## ENTRIES SUPPLIED

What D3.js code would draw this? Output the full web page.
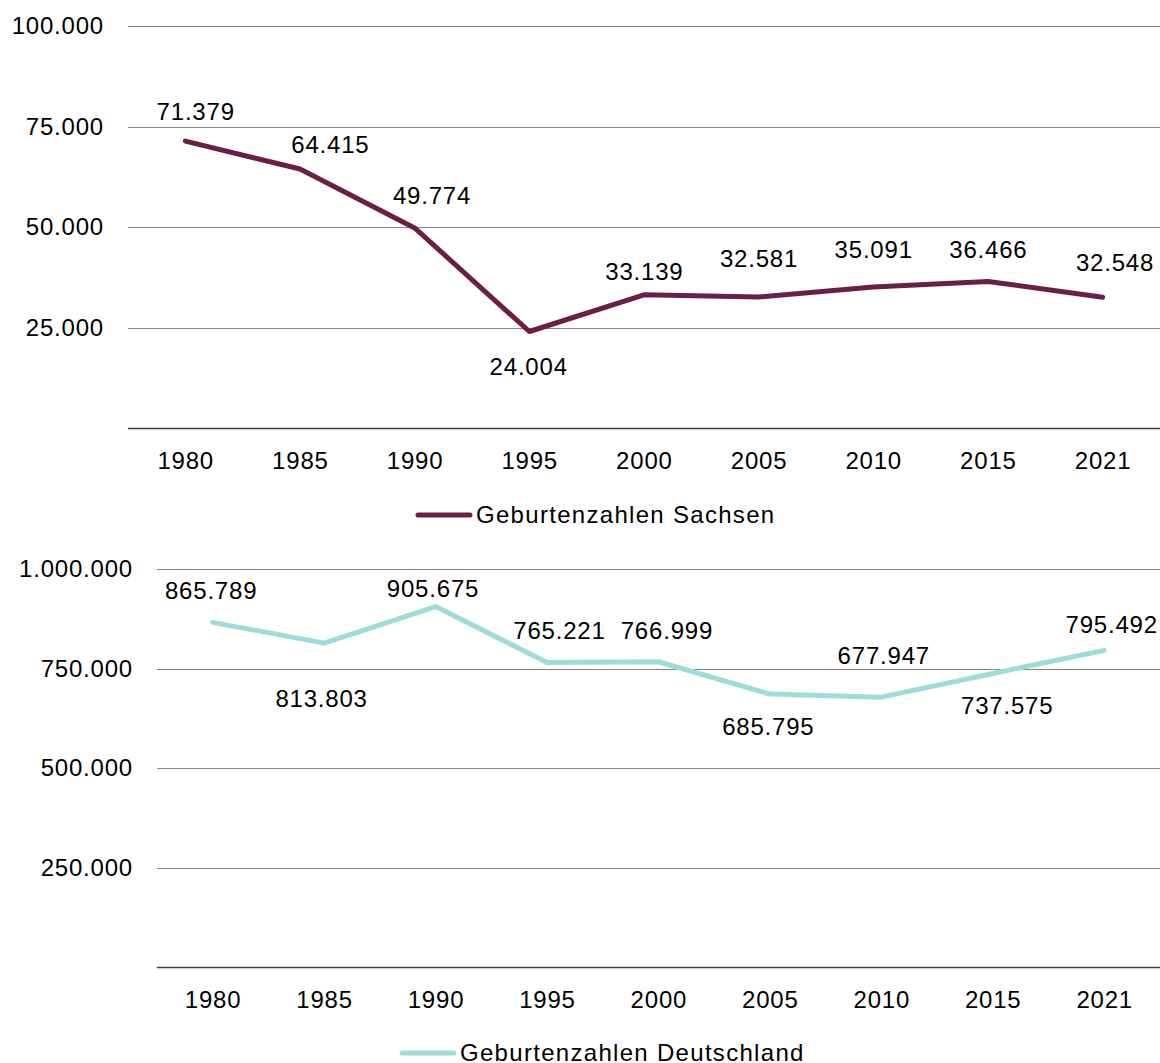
<!DOCTYPE html>
<html><head><meta charset="utf-8">
<script src="https://cdn.jsdelivr.net/npm/d3@7"></script>
<style>body{margin:0;background:#fff}svg text{font-family:"Liberation Sans",Arial,sans-serif;fill:#000;letter-spacing:0.8px}svg text.leg{letter-spacing:1.3px}</style>
</head><body><svg id="c" width="1160" height="1063"></svg>
<script>
const years = ["1980","1985","1990","1995","2000","2005","2010","2015","2021"];
const sachsen = [71379,64415,49774,24004,33139,32581,35091,36466,32548];
const deutschland = [865789,813803,905675,765221,766999,685795,677947,737575,795492];
const sachsenTicks = [25000,50000,75000,100000];
const deutschlandTicks = [250000,500000,750000,1000000];
// label offsets (layout only): [dx, dy] relative to point
const sachsenLabelOff = [[10,-29],[30,-24],[17,-32],[-1,35],[0,-23],[0,-38],[0,-37],[0,-31],[12,-34]];
const deutschLabelOff = [[-2,-31],[-3,56],[-3,-18],[12,-31],[8,-31],[-2,33],[2,-41],[14,33],[7,-25]];

const svg = d3.select("#c");
const fmt = v => d3.format(",")(v).replace(/,/g, ".");

function panel(cfg){
  const x = d3.scaleBand().domain(years).range([cfg.x0, 1160]);
  const y = d3.scaleLinear().domain([0, cfg.max]).range([cfg.yb, cfg.yt]);
  const g = svg.append("g");
  g.selectAll(".grid").data(cfg.ticks).join("line")
    .attr("x1", cfg.x0).attr("x2", 1160)
    .attr("y1", d => Math.round(y(d))+0.5).attr("y2", d => Math.round(y(d))+0.5)
    .attr("stroke", "#868686").attr("stroke-width", 1);
  g.selectAll(".yl").data(cfg.ticks).join("text")
    .attr("x", cfg.x0 - 24).attr("y", d => y(d) + 8)
    .attr("text-anchor", "end").attr("font-size", 24).text(fmt);
  g.append("line").attr("x1", cfg.x0).attr("x2", 1160)
    .attr("y1", Math.round(y(0))+0.5).attr("y2", Math.round(y(0))+0.5)
    .attr("stroke", "#404040").attr("stroke-width", 1.3);
  g.selectAll(".xl").data(years).join("text")
    .attr("x", d => x(d) + x.bandwidth()/2 + 0.4).attr("y", y(0) + 41)
    .attr("text-anchor", "middle").attr("font-size", 24).text(d => d);
  const line = d3.line().x((d,i) => x(years[i]) + x.bandwidth()/2).y(d => y(d));
  g.append("path").datum(cfg.values).attr("d", line)
    .attr("fill", "none").attr("stroke", cfg.color).attr("stroke-width", 5)
    .attr("stroke-linejoin", "round").attr("stroke-linecap", "round");
  g.selectAll(".dl").data(cfg.values).join("text")
    .attr("x", (d,i) => x(years[i]) + x.bandwidth()/2 + cfg.off[i][0] + 0.4)
    .attr("y", (d,i) => y(d) + cfg.off[i][1] + 8)
    .attr("text-anchor", "middle").attr("font-size", 24).text(fmt);
  const lg = g.append("g");
  lg.append("line").attr("x1", cfg.lx).attr("x2", cfg.lx + 52)
    .attr("y1", cfg.ly).attr("y2", cfg.ly)
    .attr("stroke", cfg.color).attr("stroke-width", 5).attr("stroke-linecap", "round");
  lg.append("text").attr("class", "leg").attr("x", cfg.lx + 58).attr("y", cfg.ly + 8)
    .attr("font-size", 24).text(cfg.name);
}

panel({x0:128, yt:26, yb:428, max:100000, ticks:sachsenTicks, values:sachsen,
  color:"#6B1E46", off:sachsenLabelOff, lx:418, ly:515, name:"Geburtenzahlen Sachsen"});
panel({x0:157, yt:569, yb:967, max:1000000, ticks:deutschlandTicks, values:deutschland,
  color:"#9EDCDC", off:deutschLabelOff, lx:402, ly:1053, name:"Geburtenzahlen Deutschland"});
</script></body></html>
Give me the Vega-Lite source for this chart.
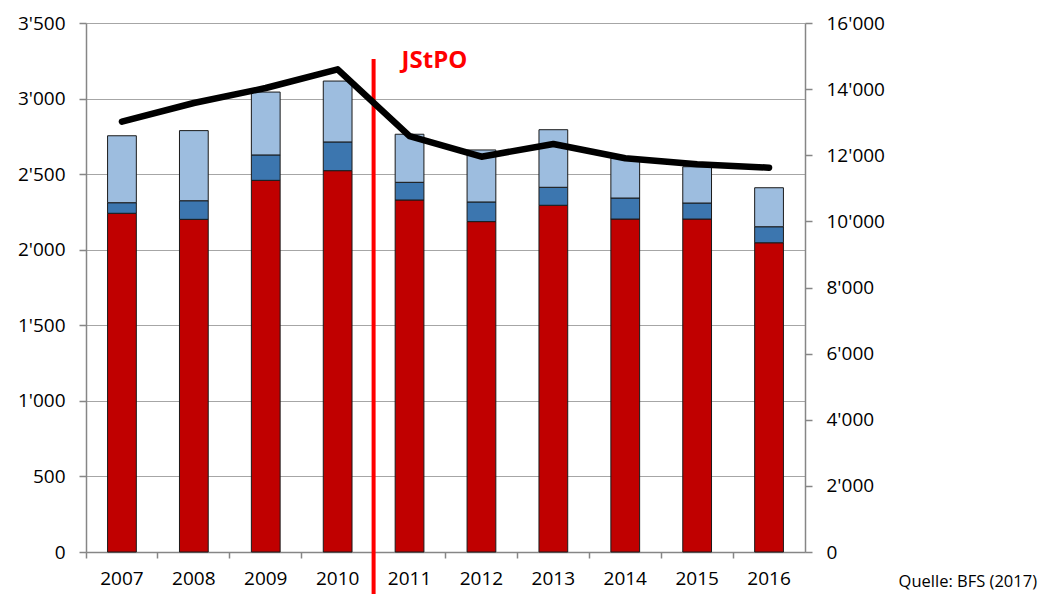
{
  "$schema": "https://vega.github.io/schema/vega-lite/v6.json",
  "width": 719,
  "height": 529,
  "autosize": "none",
  "padding": {"left": 86, "top": 23, "right": 236, "bottom": 42},
  "background": "white",
  "config": {
    "view": {"stroke": null},
    "font": "Open Sans",
    "axis": {"labelFont": "Open Sans", "labelFontSize": 19, "labelColor": "#000000", "domainColor": "#868686", "tickColor": "#868686", "domainWidth": 1.5, "tickWidth": 1.5, "tickSize": 7, "gridColor": "#A6A6A6", "gridWidth": 1}
  },
  "title": {
    "text": "Quelle: BFS (2017)",
    "orient": "bottom",
    "anchor": "end",
    "frame": "group",
    "font": "Open Sans",
    "fontSize": 16.5,
    "fontWeight": "normal",
    "color": "#000000",
    "dx": 232,
    "offset": -22
  },
  "datasets": {
    "bars": [
      {"Jahr": "2007", "Kategorie": "Kategorie 1", "Wert": 2241},
      {"Jahr": "2007", "Kategorie": "Kategorie 2", "Wert": 70},
      {"Jahr": "2007", "Kategorie": "Kategorie 3", "Wert": 443},
      {"Jahr": "2008", "Kategorie": "Kategorie 1", "Wert": 2201},
      {"Jahr": "2008", "Kategorie": "Kategorie 2", "Wert": 123},
      {"Jahr": "2008", "Kategorie": "Kategorie 3", "Wert": 464},
      {"Jahr": "2009", "Kategorie": "Kategorie 1", "Wert": 2459},
      {"Jahr": "2009", "Kategorie": "Kategorie 2", "Wert": 168},
      {"Jahr": "2009", "Kategorie": "Kategorie 3", "Wert": 416},
      {"Jahr": "2010", "Kategorie": "Kategorie 1", "Wert": 2523},
      {"Jahr": "2010", "Kategorie": "Kategorie 2", "Wert": 190},
      {"Jahr": "2010", "Kategorie": "Kategorie 3", "Wert": 403},
      {"Jahr": "2011", "Kategorie": "Kategorie 1", "Wert": 2329},
      {"Jahr": "2011", "Kategorie": "Kategorie 2", "Wert": 117},
      {"Jahr": "2011", "Kategorie": "Kategorie 3", "Wert": 318},
      {"Jahr": "2012", "Kategorie": "Kategorie 1", "Wert": 2186},
      {"Jahr": "2012", "Kategorie": "Kategorie 2", "Wert": 130},
      {"Jahr": "2012", "Kategorie": "Kategorie 3", "Wert": 344},
      {"Jahr": "2013", "Kategorie": "Kategorie 1", "Wert": 2294},
      {"Jahr": "2013", "Kategorie": "Kategorie 2", "Wert": 119},
      {"Jahr": "2013", "Kategorie": "Kategorie 3", "Wert": 381},
      {"Jahr": "2014", "Kategorie": "Kategorie 1", "Wert": 2203},
      {"Jahr": "2014", "Kategorie": "Kategorie 2", "Wert": 139},
      {"Jahr": "2014", "Kategorie": "Kategorie 3", "Wert": 263},
      {"Jahr": "2015", "Kategorie": "Kategorie 1", "Wert": 2203},
      {"Jahr": "2015", "Kategorie": "Kategorie 2", "Wert": 106},
      {"Jahr": "2015", "Kategorie": "Kategorie 3", "Wert": 240},
      {"Jahr": "2016", "Kategorie": "Kategorie 1", "Wert": 2046},
      {"Jahr": "2016", "Kategorie": "Kategorie 2", "Wert": 106},
      {"Jahr": "2016", "Kategorie": "Kategorie 3", "Wert": 258}
    ],
    "linie": [
      {"Jahr": "2007", "Total": 13015},
      {"Jahr": "2008", "Total": 13580},
      {"Jahr": "2009", "Total": 14034},
      {"Jahr": "2010", "Total": 14600},
      {"Jahr": "2011", "Total": 12582},
      {"Jahr": "2012", "Total": 11956},
      {"Jahr": "2013", "Total": 12340},
      {"Jahr": "2014", "Total": 11908},
      {"Jahr": "2015", "Total": 11726},
      {"Jahr": "2016", "Total": 11624}
    ]
  },
  "layer": [
    {
      "layer": [
        {
          "data": {"name": "bars"},
          "mark": {"type": "bar", "width": {"band": 0.4}, "stroke": "#1a1a1a", "strokeWidth": 1},
          "encoding": {
            "x": {
              "field": "Jahr", "type": "ordinal", "title": null,
              "scale": {"paddingInner": 0, "paddingOuter": 0},
              "axis": {"bandPosition": 0, "labelAngle": 0, "labelPadding": 11, "tickSize": 6, "grid": false}
            },
            "y": {
              "field": "Wert", "type": "quantitative", "stack": "zero", "title": null,
              "scale": {"domain": [0, 3500], "nice": false},
              "axis": {"values": [0, 500, 1000, 1500, 2000, 2500, 3000, 3500], "grid": true, "labelPadding": 14, "labelExpr": "replace(format(datum.value, ','), ',', \"'\")"}
            },
            "color": {
              "field": "Kategorie", "type": "nominal", "legend": null,
              "scale": {"domain": ["Kategorie 1", "Kategorie 2", "Kategorie 3"], "range": ["#C00000", "#3C76AF", "#9DBDDF"]}
            },
            "order": {"field": "Kategorie", "sort": "ascending"}
          }
        },
        {
          "data": {"values": [{}]},
          "mark": {"type": "rule", "color": "#FF0000", "strokeWidth": 4},
          "encoding": {
            "x": {"datum": "2011", "type": "ordinal", "bandPosition": 0},
            "y": {"datum": 3262, "type": "quantitative"},
            "y2": {"datum": -280}
          }
        },
        {
          "data": {"values": [{}]},
          "mark": {"type": "text", "color": "#FF0000", "fontSize": 24, "fontWeight": "bold", "font": "Open Sans", "align": "left", "baseline": "alphabetic", "dx": 28},
          "encoding": {
            "x": {"datum": "2011", "type": "ordinal", "bandPosition": 0},
            "y": {"datum": 3204, "type": "quantitative"},
            "text": {"value": "JStPO"}
          }
        }
      ]
    },
    {
      "data": {"name": "linie"},
      "mark": {"type": "line", "color": "#000000", "strokeWidth": 6.5, "strokeCap": "round", "strokeJoin": "round"},
      "encoding": {
        "x": {"field": "Jahr", "type": "ordinal"},
        "y": {
          "field": "Total", "type": "quantitative", "title": null,
          "scale": {"domain": [0, 16000], "nice": false},
          "axis": {"orient": "right", "values": [0, 2000, 4000, 6000, 8000, 10000, 12000, 14000, 16000], "grid": false, "labelPadding": 14, "labelExpr": "replace(format(datum.value, ','), ',', \"'\")"}
        }
      }
    }
  ],
  "resolve": {"scale": {"y": "independent"}}
}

## GOAL
Repeat exactly and only the lines from the start of the data above through the line that holds "const fmt = v", inclusive. Pictures do not belong in the copy.

## EXPECTED ANSWER
What D3.js code would draw this? Output the full web page.
<!DOCTYPE html>
<html><head><meta charset="utf-8">
<script src="https://cdn.jsdelivr.net/npm/d3@7"></script>
<style>body{margin:0;background:#fff}svg text{font-family:"Liberation Sans",Arial,sans-serif;fill:#000;letter-spacing:0.8px}svg text.leg{letter-spacing:1.3px}</style>
</head><body><svg id="c" width="1160" height="1063"></svg>
<script>
const years = ["1980","1985","1990","1995","2000","2005","2010","2015","2021"];
const sachsen = [71379,64415,49774,24004,33139,32581,35091,36466,32548];
const deutschland = [865789,813803,905675,765221,766999,685795,677947,737575,795492];
const sachsenTicks = [25000,50000,75000,100000];
const deutschlandTicks = [250000,500000,750000,1000000];
// label offsets (layout only): [dx, dy] relative to point
const sachsenLabelOff = [[10,-29],[30,-24],[17,-32],[-1,35],[0,-23],[0,-38],[0,-37],[0,-31],[12,-34]];
const deutschLabelOff = [[-2,-31],[-3,56],[-3,-18],[12,-31],[8,-31],[-2,33],[2,-41],[14,33],[7,-25]];

const svg = d3.select("#c");
const fmt = v => d3.format(",")(v).replace(/,/g, ".");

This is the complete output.